WORK TO BE COMPLETED: Leave out the pictures and transcribe everything else exactly.

start INFORMATION SHOWN

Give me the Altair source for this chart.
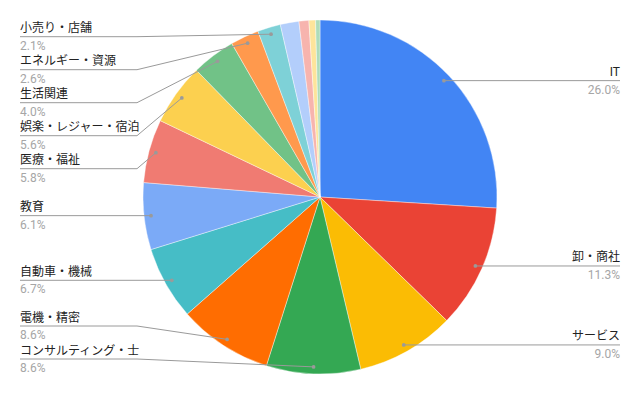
import math
import altair as alt
import pandas as pd

# ---- data ----
categories = ["IT", "卸・商社", "サービス", "コンサルティング・士", "電機・精密",
              "自動車・機械", "教育", "医療・福祉", "娯楽・レジャー・宿泊", "生活関連",
              "エネルギー・資源", "小売り・店舗", "その他1", "その他2", "その他3", "その他4"]
values = [26.0, 11.3, 9.0, 8.6, 8.6, 6.7, 6.1, 5.8, 5.6, 4.0, 2.6, 2.1, 1.7, 0.9, 0.6, 0.4]
labeled = [True] * 12 + [False] * 4
colors = ["#4285f4", "#ea4335", "#fbbc04", "#34a853", "#ff6d01", "#46bdc6",
          "#7baaf7", "#f07b72", "#fcd04f", "#71c287", "#ff994d", "#7ed1d7",
          "#b3cefb", "#f7b4ae", "#fde49b", "#aedcba"]

# ---- layout constants ----
W, H = 640, 396
CX, CY = 320, 197
R = 177
R_ANCHOR = 170
LEFT_X, RIGHT_X = 20, 620
LEFT_KINK, RIGHT_KINK = 137, 503
GAP, YMIN, YMAX = 33, 36.7, 359
FONT = "Roboto, 'Noto Sans CJK JP', sans-serif"

total = sum(values)
pie_df = pd.DataFrame({"name": categories, "value": values, "idx": list(range(len(values)))})

# anchor points and label sides computed from the values
rows = []
cum = 0.0
for i, (c, v) in enumerate(zip(categories, values)):
    mid = (cum + v / 2) / total
    cum += v
    if not labeled[i]:
        continue
    a = 2 * math.pi * mid
    ax = CX + R_ANCHOR * math.sin(a)
    ay = CY - R_ANCHOR * math.cos(a)
    rows.append({"name": c, "pct": f"{v / total * 100:.1f}%", "ax": ax, "ay": ay,
                 "side": "right" if math.sin(a) > 0 else "left"})

for side in ("left", "right"):
    items = sorted([r for r in rows if r["side"] == side], key=lambda r: r["ay"])
    prev = None
    for r in items:
        y = max(r["ay"], YMIN)
        if prev is not None:
            y = max(y, prev + GAP)
        r["ly"] = y
        prev = y
    nxt = None
    for r in reversed(items):
        y = min(r["ly"], YMAX)
        if nxt is not None:
            y = min(y, nxt - GAP)
        r["ly"] = y
        nxt = y

line_rows, text_rows, dot_rows = [], [], []
for r in rows:
    if r["side"] == "left":
        pts = [(LEFT_X, r["ly"]), (LEFT_KINK, r["ly"]), (r["ax"], r["ay"])]
        tx = LEFT_X
    else:
        pts = [(RIGHT_X, r["ly"]), (RIGHT_KINK, r["ly"]), (r["ax"], r["ay"])]
        tx = RIGHT_X
    for k, (px, py) in enumerate(pts):
        line_rows.append({"name": r["name"], "x": px, "y": py, "ord": k})
    text_rows.append({"name": r["name"], "pct": r["pct"], "x": tx, "y": r["ly"], "side": r["side"]})
    dot_rows.append({"name": r["name"], "x": r["ax"], "y": r["ay"]})

lines_df = pd.DataFrame(line_rows)
text_df = pd.DataFrame(text_rows)
dots_df = pd.DataFrame(dot_rows)

xs = alt.X("x:Q", scale=alt.Scale(domain=[0, W], nice=False, zero=False), axis=None)
ys = alt.Y("y:Q", scale=alt.Scale(domain=[0, H], reverse=True, nice=False, zero=False), axis=None)

pie = alt.Chart(pie_df).mark_arc(radius=R, stroke="white", strokeWidth=0.4).encode(
    theta=alt.Theta("value:Q", stack=True),
    color=alt.Color("name:N", scale=alt.Scale(domain=categories, range=colors), legend=None),
    order=alt.Order("idx:Q"),
    x=alt.value(CX),
    y=alt.value(CY),
)

leaders = alt.Chart(lines_df).mark_line(color="#9a9a9a", strokeWidth=1).encode(
    x=xs, y=ys, detail="name:N", order="ord:Q"
)

dots = alt.Chart(dots_df).mark_circle(size=14, color="#9a9a9a", opacity=1).encode(x=xs, y=ys)

def labels(side, align):
    base = alt.Chart(text_df).transform_filter(alt.datum.side == side)
    names = base.mark_text(align=align, baseline="alphabetic", dy=-4.5, font=FONT,
                           fontSize=12, color="#222222").encode(x=xs, y=ys, text="name:N")
    pcts = base.mark_text(align=align, baseline="alphabetic", dy=13, font=FONT,
                          fontSize=12, color="#a6a6a6").encode(x=xs, y=ys, text="pct:N")
    return names + pcts

chart = alt.layer(pie, leaders, dots, labels("left", "left"), labels("right", "right")).properties(
    width=W, height=H, padding=0, autosize=alt.AutoSizeParams(type="none"),
    background="white",
).configure_view(stroke=None)

chart.save("out.html", embed_options={"renderer": "svg", "actions": False})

end INFORMATION SHOWN

COMPLETED EXERCISE:
Give me the Altair source for this chart.
import math
import altair as alt
import pandas as pd

# ---- data ----
categories = ["IT", "卸・商社", "サービス", "コンサルティング・士", "電機・精密",
              "自動車・機械", "教育", "医療・福祉", "娯楽・レジャー・宿泊", "生活関連",
              "エネルギー・資源", "小売り・店舗", "その他1", "その他2", "その他3", "その他4"]
values = [26.0, 11.3, 9.0, 8.6, 8.6, 6.7, 6.1, 5.8, 5.6, 4.0, 2.6, 2.1, 1.7, 0.9, 0.6, 0.4]
labeled = [True] * 12 + [False] * 4
colors = ["#4285f4", "#ea4335", "#fbbc04", "#34a853", "#ff6d01", "#46bdc6",
          "#7baaf7", "#f07b72", "#fcd04f", "#71c287", "#ff994d", "#7ed1d7",
          "#b3cefb", "#f7b4ae", "#fde49b", "#aedcba"]

# ---- layout constants ----
W, H = 640, 396
CX, CY = 320, 197
R = 177
R_ANCHOR = 170
LEFT_X, RIGHT_X = 20, 620
LEFT_KINK, RIGHT_KINK = 137, 503
GAP, YMIN, YMAX = 33, 36.7, 359
FONT = "Roboto, 'Noto Sans CJK JP', sans-serif"

total = sum(values)
pie_df = pd.DataFrame({"name": categories, "value": values, "idx": list(range(len(values)))})

# anchor points and label sides computed from the values
rows = []
cum = 0.0
for i, (c, v) in enumerate(zip(categories, values)):
    mid = (cum + v / 2) / total
    cum += v
    if not labeled[i]:
        continue
    a = 2 * math.pi * mid
    ax = CX + R_ANCHOR * math.sin(a)
    ay = CY - R_ANCHOR * math.cos(a)
    rows.append({"name": c, "pct": f"{v / total * 100:.1f}%", "ax": ax, "ay": ay,
                 "side": "right" if math.sin(a) > 0 else "left"})

for side in ("left", "right"):
    items = sorted([r for r in rows if r["side"] == side], key=lambda r: r["ay"])
    prev = None
    for r in items:
        y = max(r["ay"], YMIN)
        if prev is not None:
            y = max(y, prev + GAP)
        r["ly"] = y
        prev = y
    nxt = None
    for r in reversed(items):
        y = min(r["ly"], YMAX)
        if nxt is not None:
            y = min(y, nxt - GAP)
        r["ly"] = y
        nxt = y

line_rows, text_rows, dot_rows = [], [], []
for r in rows:
    if r["side"] == "left":
        pts = [(LEFT_X, r["ly"]), (LEFT_KINK, r["ly"]), (r["ax"], r["ay"])]
        tx = LEFT_X
    else:
        pts = [(RIGHT_X, r["ly"]), (RIGHT_KINK, r["ly"]), (r["ax"], r["ay"])]
        tx = RIGHT_X
    for k, (px, py) in enumerate(pts):
        line_rows.append({"name": r["name"], "x": px, "y": py, "ord": k})
    text_rows.append({"name": r["name"], "pct": r["pct"], "x": tx, "y": r["ly"], "side": r["side"]})
    dot_rows.append({"name": r["name"], "x": r["ax"], "y": r["ay"]})

lines_df = pd.DataFrame(line_rows)
text_df = pd.DataFrame(text_rows)
dots_df = pd.DataFrame(dot_rows)

xs = alt.X("x:Q", scale=alt.Scale(domain=[0, W], nice=False, zero=False), axis=None)
ys = alt.Y("y:Q", scale=alt.Scale(domain=[0, H], reverse=True, nice=False, zero=False), axis=None)

pie = alt.Chart(pie_df).mark_arc(radius=R, stroke="white", strokeWidth=0.4).encode(
    theta=alt.Theta("value:Q", stack=True),
    color=alt.Color("name:N", scale=alt.Scale(domain=categories, range=colors), legend=None),
    order=alt.Order("idx:Q"),
    x=alt.value(CX),
    y=alt.value(CY),
)

leaders = alt.Chart(lines_df).mark_line(color="#9a9a9a", strokeWidth=1).encode(
    x=xs, y=ys, detail="name:N", order="ord:Q"
)

dots = alt.Chart(dots_df).mark_circle(size=14, color="#9a9a9a", opacity=1).encode(x=xs, y=ys)

def labels(side, align):
    base = alt.Chart(text_df).transform_filter(alt.datum.side == side)
    names = base.mark_text(align=align, baseline="alphabetic", dy=-4.5, font=FONT,
                           fontSize=12, color="#222222").encode(x=xs, y=ys, text="name:N")
    pcts = base.mark_text(align=align, baseline="alphabetic", dy=13, font=FONT,
                          fontSize=12, color="#a6a6a6").encode(x=xs, y=ys, text="pct:N")
    return names + pcts

chart = alt.layer(pie, leaders, dots, labels("left", "left"), labels("right", "right")).properties(
    width=W, height=H, padding=0, autosize=alt.AutoSizeParams(type="none"),
    background="white",
).configure_view(stroke=None)

chart.save("out.html", embed_options={"renderer": "svg", "actions": False})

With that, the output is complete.